What if Har-Con had specifically stated in its order that it wanted scaffold boards without cleats? Would Rourke Rental then be liable to Har-Con employees under the doctrine of strict liability if it furnished the scaffold boards as directed by Har-Con? Surely not. Yet that is precisely the effect of the situation which exists in this case. There is no evidence that Har-Con ordered boards with cleats. The boards were actually delivered in sound condition by Rourke Rental.
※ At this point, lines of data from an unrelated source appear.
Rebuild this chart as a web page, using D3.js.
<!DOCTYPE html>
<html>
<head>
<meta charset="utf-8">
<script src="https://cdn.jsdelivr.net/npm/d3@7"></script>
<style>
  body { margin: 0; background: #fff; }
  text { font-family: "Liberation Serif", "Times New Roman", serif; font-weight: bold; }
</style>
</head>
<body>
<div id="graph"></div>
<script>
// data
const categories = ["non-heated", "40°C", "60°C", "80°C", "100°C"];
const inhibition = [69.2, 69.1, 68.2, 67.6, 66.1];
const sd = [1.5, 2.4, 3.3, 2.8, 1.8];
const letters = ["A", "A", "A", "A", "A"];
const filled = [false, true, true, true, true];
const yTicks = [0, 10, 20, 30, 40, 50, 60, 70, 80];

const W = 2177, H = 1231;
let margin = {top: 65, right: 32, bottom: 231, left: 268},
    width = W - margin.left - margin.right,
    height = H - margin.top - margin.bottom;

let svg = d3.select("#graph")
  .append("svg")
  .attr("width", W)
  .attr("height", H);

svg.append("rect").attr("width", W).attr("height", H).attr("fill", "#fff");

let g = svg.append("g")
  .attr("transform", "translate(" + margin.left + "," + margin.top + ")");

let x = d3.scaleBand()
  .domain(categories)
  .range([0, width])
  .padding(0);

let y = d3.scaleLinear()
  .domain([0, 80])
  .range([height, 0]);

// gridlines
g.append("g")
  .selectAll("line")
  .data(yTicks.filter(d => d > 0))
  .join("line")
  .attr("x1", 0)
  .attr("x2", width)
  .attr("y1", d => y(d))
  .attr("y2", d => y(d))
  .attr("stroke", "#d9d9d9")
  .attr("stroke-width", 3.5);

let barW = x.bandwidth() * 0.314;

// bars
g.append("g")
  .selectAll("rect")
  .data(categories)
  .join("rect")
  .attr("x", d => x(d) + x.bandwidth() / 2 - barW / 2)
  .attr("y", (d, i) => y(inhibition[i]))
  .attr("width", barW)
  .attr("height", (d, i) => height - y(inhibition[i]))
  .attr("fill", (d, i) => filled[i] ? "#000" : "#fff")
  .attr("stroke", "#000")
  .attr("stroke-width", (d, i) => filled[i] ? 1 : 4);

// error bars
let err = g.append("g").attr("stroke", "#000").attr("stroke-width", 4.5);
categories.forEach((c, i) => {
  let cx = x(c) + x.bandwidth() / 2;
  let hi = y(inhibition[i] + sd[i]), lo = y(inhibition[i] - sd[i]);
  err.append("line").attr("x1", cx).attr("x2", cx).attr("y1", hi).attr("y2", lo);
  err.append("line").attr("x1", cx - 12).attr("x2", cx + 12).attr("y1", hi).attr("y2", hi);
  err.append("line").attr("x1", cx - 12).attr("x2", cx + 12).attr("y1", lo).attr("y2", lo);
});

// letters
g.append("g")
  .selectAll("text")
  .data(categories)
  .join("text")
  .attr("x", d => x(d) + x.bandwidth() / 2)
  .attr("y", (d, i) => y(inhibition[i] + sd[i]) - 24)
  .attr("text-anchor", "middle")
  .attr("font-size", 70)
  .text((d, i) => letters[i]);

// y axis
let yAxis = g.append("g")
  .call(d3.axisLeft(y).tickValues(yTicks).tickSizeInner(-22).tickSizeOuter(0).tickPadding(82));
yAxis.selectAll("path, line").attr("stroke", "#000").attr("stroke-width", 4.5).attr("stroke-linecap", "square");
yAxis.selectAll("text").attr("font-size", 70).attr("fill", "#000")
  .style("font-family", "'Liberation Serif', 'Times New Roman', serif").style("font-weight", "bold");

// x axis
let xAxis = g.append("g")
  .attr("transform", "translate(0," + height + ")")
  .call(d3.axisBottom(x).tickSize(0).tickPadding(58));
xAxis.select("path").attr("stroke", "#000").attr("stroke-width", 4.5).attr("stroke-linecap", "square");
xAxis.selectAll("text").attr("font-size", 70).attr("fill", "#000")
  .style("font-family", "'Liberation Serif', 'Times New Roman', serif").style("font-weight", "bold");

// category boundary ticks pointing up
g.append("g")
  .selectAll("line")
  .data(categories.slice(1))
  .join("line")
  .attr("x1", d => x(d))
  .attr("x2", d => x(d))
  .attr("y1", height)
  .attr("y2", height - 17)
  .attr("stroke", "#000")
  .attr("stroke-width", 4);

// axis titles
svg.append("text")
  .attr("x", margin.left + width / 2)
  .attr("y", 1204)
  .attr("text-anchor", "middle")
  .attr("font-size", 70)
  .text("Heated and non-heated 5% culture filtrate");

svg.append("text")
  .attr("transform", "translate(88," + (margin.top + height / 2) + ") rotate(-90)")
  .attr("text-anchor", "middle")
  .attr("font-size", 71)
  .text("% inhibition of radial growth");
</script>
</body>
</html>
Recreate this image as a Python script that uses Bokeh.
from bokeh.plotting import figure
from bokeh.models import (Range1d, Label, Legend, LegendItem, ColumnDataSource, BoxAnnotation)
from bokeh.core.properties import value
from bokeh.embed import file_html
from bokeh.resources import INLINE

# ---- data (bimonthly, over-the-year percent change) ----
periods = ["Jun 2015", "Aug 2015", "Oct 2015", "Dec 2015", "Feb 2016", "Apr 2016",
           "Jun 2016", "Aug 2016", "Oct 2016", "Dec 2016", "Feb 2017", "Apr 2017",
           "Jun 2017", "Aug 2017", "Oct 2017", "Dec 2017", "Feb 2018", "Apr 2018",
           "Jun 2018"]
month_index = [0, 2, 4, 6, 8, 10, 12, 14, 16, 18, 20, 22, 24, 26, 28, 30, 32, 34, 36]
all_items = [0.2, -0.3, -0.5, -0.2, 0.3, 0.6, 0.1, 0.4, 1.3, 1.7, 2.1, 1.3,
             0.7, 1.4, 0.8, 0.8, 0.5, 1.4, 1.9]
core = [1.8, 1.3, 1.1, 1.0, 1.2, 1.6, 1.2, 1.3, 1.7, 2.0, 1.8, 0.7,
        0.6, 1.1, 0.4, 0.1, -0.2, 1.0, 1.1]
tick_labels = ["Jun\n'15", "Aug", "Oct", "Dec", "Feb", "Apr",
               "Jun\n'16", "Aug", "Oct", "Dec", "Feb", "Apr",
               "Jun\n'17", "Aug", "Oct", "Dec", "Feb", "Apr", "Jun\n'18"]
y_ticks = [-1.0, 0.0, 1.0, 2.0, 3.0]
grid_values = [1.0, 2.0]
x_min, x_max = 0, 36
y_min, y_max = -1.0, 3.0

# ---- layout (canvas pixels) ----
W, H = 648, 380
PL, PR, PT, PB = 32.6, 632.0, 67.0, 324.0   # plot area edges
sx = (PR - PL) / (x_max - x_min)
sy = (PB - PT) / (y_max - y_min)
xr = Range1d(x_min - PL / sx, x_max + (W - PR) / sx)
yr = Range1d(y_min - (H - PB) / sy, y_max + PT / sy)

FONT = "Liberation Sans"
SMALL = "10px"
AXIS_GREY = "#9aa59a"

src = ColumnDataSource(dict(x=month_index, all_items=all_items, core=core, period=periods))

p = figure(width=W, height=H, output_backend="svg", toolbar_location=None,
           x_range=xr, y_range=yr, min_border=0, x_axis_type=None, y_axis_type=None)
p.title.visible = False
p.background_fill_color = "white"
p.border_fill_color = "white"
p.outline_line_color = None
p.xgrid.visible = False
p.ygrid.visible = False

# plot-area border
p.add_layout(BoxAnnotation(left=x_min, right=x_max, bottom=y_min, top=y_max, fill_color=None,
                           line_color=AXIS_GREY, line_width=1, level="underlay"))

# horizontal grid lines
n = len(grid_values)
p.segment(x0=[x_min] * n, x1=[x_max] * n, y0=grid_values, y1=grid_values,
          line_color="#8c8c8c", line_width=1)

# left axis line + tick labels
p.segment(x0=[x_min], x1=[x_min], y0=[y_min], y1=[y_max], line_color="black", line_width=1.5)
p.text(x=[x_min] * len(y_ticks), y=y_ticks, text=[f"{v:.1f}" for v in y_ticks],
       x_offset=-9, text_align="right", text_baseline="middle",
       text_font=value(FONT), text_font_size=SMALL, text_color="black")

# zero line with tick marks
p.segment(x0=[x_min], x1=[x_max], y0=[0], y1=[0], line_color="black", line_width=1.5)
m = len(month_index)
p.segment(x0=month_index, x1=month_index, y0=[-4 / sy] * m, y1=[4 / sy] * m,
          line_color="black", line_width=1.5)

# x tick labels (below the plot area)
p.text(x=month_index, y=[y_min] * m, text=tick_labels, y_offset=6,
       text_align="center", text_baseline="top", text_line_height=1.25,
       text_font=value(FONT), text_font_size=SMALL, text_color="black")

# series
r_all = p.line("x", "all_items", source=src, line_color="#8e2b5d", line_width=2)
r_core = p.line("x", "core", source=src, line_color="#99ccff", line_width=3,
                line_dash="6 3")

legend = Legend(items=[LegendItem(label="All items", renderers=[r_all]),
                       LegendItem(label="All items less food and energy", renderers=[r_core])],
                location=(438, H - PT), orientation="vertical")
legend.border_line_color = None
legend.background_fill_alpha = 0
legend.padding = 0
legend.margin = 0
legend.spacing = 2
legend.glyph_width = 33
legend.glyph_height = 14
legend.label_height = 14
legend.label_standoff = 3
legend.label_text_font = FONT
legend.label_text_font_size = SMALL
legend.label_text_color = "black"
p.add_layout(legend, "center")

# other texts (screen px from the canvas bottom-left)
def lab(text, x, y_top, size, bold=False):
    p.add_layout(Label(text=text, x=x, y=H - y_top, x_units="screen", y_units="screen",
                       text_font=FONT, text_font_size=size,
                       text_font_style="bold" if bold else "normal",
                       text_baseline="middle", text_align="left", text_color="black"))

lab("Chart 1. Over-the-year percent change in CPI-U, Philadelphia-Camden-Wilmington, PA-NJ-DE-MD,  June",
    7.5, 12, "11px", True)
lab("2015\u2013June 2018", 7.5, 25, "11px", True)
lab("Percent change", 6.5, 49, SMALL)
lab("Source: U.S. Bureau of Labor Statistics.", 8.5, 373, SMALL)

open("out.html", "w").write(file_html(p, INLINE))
No defective conditions having been shown in the products as ordered and delivered, recovery upon the doctrine of strict liability should not be permitted.
Further, the absence of cleats on the scaffold boards was open and obvious to the casual observer at the time of their delivery by Rourke to Har-Con. The condition of the boards was not in any manner concealed. Under such circumstances the boards should not, as a matter of law, be regarded as unreasonably dangerous. The dissenting opinion of Justice Evans in the court of civil appeals adequately deals with this additional reason why strict liability is inapplicable. I agree with his opinion.
STEAKLEY and DENTON, JJ., join in this dissent.
. The evidence indicates that cleats are usually produced out of 2" x 4" lumber by cutting strips equal to the widths of the scaffolds boards so that they may be nailed across the underneath sides of both ends of the scaffold boards to prevent them from slipping on the steel scaffold frames. To equip the boards in question with cleats would have required eight of such 2" x 4" strips.